Bottom up testing: In this approach testing is conducted from sub module to main module, if the main module is not developed a temporary program called DRIVERS is used to simulate the main module.
Advantages:
- Advantageous if major flaws occur toward the bottom of the program.- Test conditions are easier to create.- Observation of test results is easier.

Disadvantages:
- Driver Modules must be produced.- The program as an entity does not exist until the last module is added.
Stubs and Drivers
It is always a good idea to develop and test software in "pieces". But, it may seem impossible because it is hard to imagine how you can test one "piece" if the other "pieces" that it uses have not yet been developed (and vice versa).
A software application is made up of a number of ‘Units’, where output of one ‘Unit’ goes as an ‘Input’ of another Unit. e.g. A ‘Sales Order Printing’ program takes a ‘Sales Order’ as an input, which is actually an output of ‘Sales Order Creation’ program.
Due to such interfaces, independent testing of a Unit becomes impossible. But that is what we want to do; we want to test a Unit in isolation! So here we use ‘Stub’ and ‘Driver.
A ‘Driver’ is a piece of software that drives (invokes) the Unit being tested. A driver creates necessary ‘Inputs’ required for the Unit and then invokes the Unit.
Driver passes test cases to another piece of code. Test Harness or a test driver is supporting code and data used to provide an environment for testing part of a system in isolation. It can be called as as a software module which is used to invoke a module under test and provide test inputs, control and, monitor execution, and report test results or most simplistically a line of code that calls a method and passes that method a value.
For example, if you wanted to move a fighter on the game, the driver code would bemoveFighter(Fighter, LocationX, LocationY);
This driver code would likely be called from the main method. A white-box test case would execute this driver line of code and check "fighter.getPosition()" to make sure the player is now on the expected cell on the board.
A Unit may reference another Unit in its logic. A ‘Stub’ takes place of such subordinate unit during the Unit Testing.
A ‘Stub’ is a piece of software that works similar to a unit which is referenced by the Unit being tested, but it is much simpler that the actual unit. A Stub works as a ‘Stand-in’ for the subordinate unit and provides the minimum required behavior for that unit. A Stub is a dummy procedure, module or unit that stands in for an unfinished portion of a system.
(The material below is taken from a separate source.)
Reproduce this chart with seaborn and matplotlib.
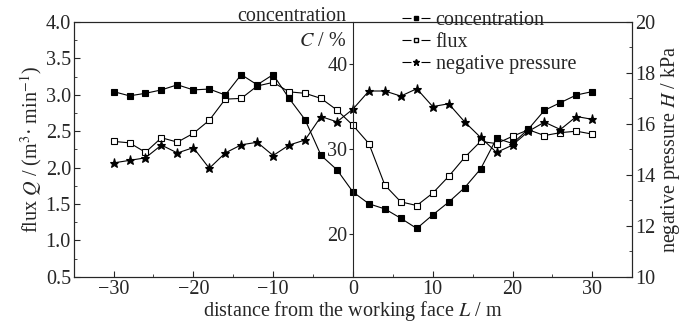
import matplotlib
matplotlib.use("Agg")
import matplotlib.pyplot as plt
from matplotlib.ticker import MultipleLocator, FormatStrFormatter
from matplotlib.lines import Line2D
import seaborn as sns

# ============================================================
# data
# ============================================================
distance = [-30, -28, -26, -24, -22, -20, -18, -16, -14, -12, -10, -8, -6, -4, -2, 0,
            2, 4, 6, 8, 10, 12, 14, 16, 18, 20, 22, 24, 26, 28, 30]

concentration = [36.8, 36.3, 36.6, 37.0, 37.6, 37.0, 37.1, 36.4, 38.8, 37.6, 38.8, 36.0,
                 33.5, 29.3, 27.6, 25.0,
                 23.6, 23.0, 21.9, 20.7, 22.3, 23.8, 25.5, 27.7, 31.3, 30.7, 32.4, 34.6,
                 35.5, 36.4, 36.8]

flux = [2.36, 2.34, 2.21, 2.41, 2.35, 2.47, 2.65, 2.94, 2.95, 3.12, 3.17, 3.04,
        3.02, 2.95, 2.79, 2.58,
        2.33, 1.76, 1.53, 1.48, 1.65, 1.88, 2.14, 2.36, 2.33, 2.43, 2.52, 2.44,
        2.48, 2.50, 2.46]

pressure = [14.47, 14.57, 14.67, 15.17, 14.86, 15.07, 14.26, 14.86, 15.18, 15.28, 14.76,
            15.17, 15.37, 16.29, 16.08, 16.58,
            17.29, 17.29, 17.09, 17.38, 16.68, 16.79, 16.08, 15.47, 14.88, 15.17, 15.71,
            16.07, 15.78, 16.29, 16.18]

labels = ["concentration", "flux", "negative pressure"]

# ============================================================
# style
# ============================================================
sns.set_style("ticks")
plt.rcParams["font.family"] = ["Liberation Serif", "DejaVu Serif"]
plt.rcParams["mathtext.fontset"] = "stix"
plt.rcParams["font.size"] = 14.5
plt.rcParams["axes.linewidth"] = 0.8

fig = plt.figure(figsize=(6.82, 3.22), dpi=100)
ax = fig.add_axes([0.108, 0.140, 0.819, 0.792])
ax_p = ax.twinx()
ax_c = ax.twinx()

line_kw = dict(color="black", linewidth=0.8, markeredgewidth=0.8, markeredgecolor="black")

sns.lineplot(x=distance, y=flux, ax=ax, marker="s", markersize=3.8,
             markerfacecolor="white", **line_kw)
sns.lineplot(x=distance, y=pressure, ax=ax_p, marker="*", markersize=6.5,
             markerfacecolor="black", **line_kw)
sns.lineplot(x=distance, y=concentration, ax=ax_c, marker="s", markersize=3.8,
             markerfacecolor="black", **line_kw)

# left axis: flux
ax.set_xlim(-35, 35)
ax.set_ylim(0.5, 4.0)
ax.xaxis.set_major_locator(MultipleLocator(10))
ax.xaxis.set_minor_locator(MultipleLocator(5))
ax.yaxis.set_major_locator(MultipleLocator(0.5))
ax.yaxis.set_minor_locator(MultipleLocator(0.25))
ax.yaxis.set_major_formatter(FormatStrFormatter("%.1f"))
ax.tick_params(which="both", direction="in", top=False, right=False, pad=2)
ax.tick_params(which="major", length=4)
ax.tick_params(which="minor", length=2)
ax.set_xlabel("distance from the working face $L$ / m", labelpad=0)
ax.set_ylabel("flux $Q$ / (m$^{3}$· min$^{-1}$)", labelpad=1)

# right axis: negative pressure
ax_p.set_ylim(10, 20)
ax_p.yaxis.set_major_locator(MultipleLocator(2))
ax_p.yaxis.set_minor_locator(MultipleLocator(1))
ax_p.tick_params(which="both", direction="in", pad=2)
ax_p.tick_params(which="major", length=4)
ax_p.tick_params(which="minor", length=2)
ax_p.set_ylabel("negative pressure $H$ / kPa", labelpad=3)

# middle axis: concentration, spine at x = 0
ax_c.set_ylim(15, 45)
for side in ("right", "top", "bottom"):
    ax_c.spines[side].set_visible(False)
ax_c.spines["left"].set_visible(True)
ax_c.spines["left"].set_position(("data", 0))
ax_c.yaxis.set_ticks_position("left")
ax_c.yaxis.set_label_position("left")
ax_c.set_yticks([20, 30, 40])
ax_c.tick_params(axis="y", direction="out", length=3, pad=1)
ax_c.set_ylabel("")
ax_c.text(-0.8, 46.75, "concentration\n$C$ / %", ha="right", va="top",
          multialignment="right", linespacing=1.45, clip_on=False)

# legend: short broken line with the marker in the gap
dash = (8.1, 9.0, 8.1, 9.0)
handles = [
    Line2D([], [], color="black", linewidth=0.8, linestyle=(0, dash), marker="s",
           markersize=3, markerfacecolor="black", markeredgecolor="black"),
    Line2D([], [], color="black", linewidth=0.8, linestyle=(0, dash), marker="s",
           markersize=3, markerfacecolor="white", markeredgecolor="black"),
    Line2D([], [], color="black", linewidth=0.8, linestyle=(0, dash), marker="*",
           markersize=5, markerfacecolor="black", markeredgecolor="black"),
]
fig.legend(handles, labels, loc="upper left", bbox_to_anchor=(0.59, 0.965),
           frameon=False, borderpad=0, borderaxespad=0, handlelength=1.4,
           handletextpad=0.25, labelspacing=0.13)

fig.savefig("out.png", dpi=100)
Four basic types of Stubs for Top-Down Testing are:
- Display a trace message- Display parameter value(s)- Return a value from a table- Return table value selected by parameter
A stub is a computer program which is used as a substitute for the body of a software module that is or will be defined elsewhere or a dummy component or object used to simulate the behavior of a real component until that component has been developed.
For example, if the movefighter method has not been written yet, a stub such as the one below might be used temporarily – which moves any player to position 1.
public void moveFighter(Fighter player, int LocationX, int LocationY)
{fighter.setPosition(1);}
Ultimately, the dummy method would be completed with the proper program logic. However, developing the stub allows the programmer to call a method in the code being developed, even if the method does not yet have the desired behavior.
Programmer needs to create such ‘Drivers’ and ‘Stubs’ for carrying out Unit Testing.
Both the Driver and the Stub are kept at a minimum level of complexity, so that they do not induce any errors while testing the Unit in question.
Stubs and drivers are often viewed as throwaway code. However, they do not have to be thrown away: Stubs can be "filled in" to form the actual method. Drivers can become automated test cases.
Example - For Unit Testing of ‘Sales Order Printing’ program, a ‘Driver’ program will have the code which will create Sales Order records using hardcoded data and then call ‘Sales Order Printing’ program. Suppose this printing program uses another unit which calculates Sales discounts by some complex calculations. Then call to this unit will be replaced by a ‘Stub’, which will simply return fix discount data.